Review | Songlines

El Canto del Viento

Rating: ★★★

View album and artist details

Album and Artist Details

Artist/band:

Amando Risueño

Label:

Nuevo Mundo

December/2020

In 1965, the celebrated Argentinian folk artist Atahualpa Yupanqui published El Canto del Viento, a collection of proems that touched on ethnomusicology and rural life. Singer and guitarist Amando Risueno, born in Buenos Aires four years after the book appeared, pays homage to the legacy of his compatriot with 15 well-crafted covers. He brings conservatory classical training to the folk forms of the Pampas, but doesn’t sacrifice the popular spirit of the originals on the barbecue of showy virtuosity. On opener ‘La Nadita’, his aggressive, crisp picking delivers the melancholy signature phrase like a blacksmith hammer blow. But ‘Vidala Religiosa’ is more meditative and hesitant. ‘Campo Abierto’ ripples along sweetly, a sort of lullaby to the land. Risueno also has a lovely voice. What it lacks in huskiness and depth it mitigates with a plangent emotive quality that fills the space around his rolling scales and arpeggios.

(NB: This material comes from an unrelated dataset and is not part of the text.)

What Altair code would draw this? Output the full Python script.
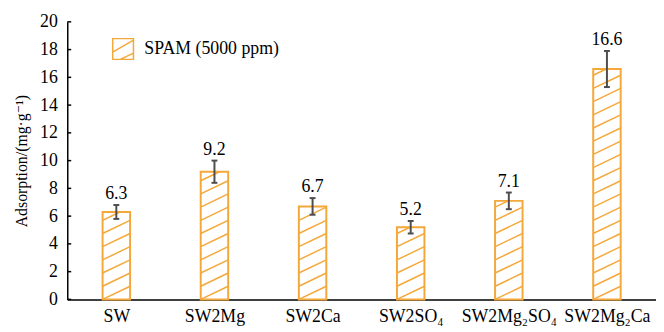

The version of ‘Luna Tucumana’, best known as part of Mercedes Sosa’s repertoire, just about passes the test of authenticity, though the vocals do evince a hint of Gardelian urbanity; Risueño is a porteño (from the capital), after all, and cannot always emulate the rural rootsiness of his inspirational forbears. Based in France, it’s no surprise this talented soloist has tapped his country’s rich folk songbook for a career, and he doesn’t make the mistake of diluting the milongas, zambas and chacareras with jazz or bluesy touches. As covers go, this is classy and considered.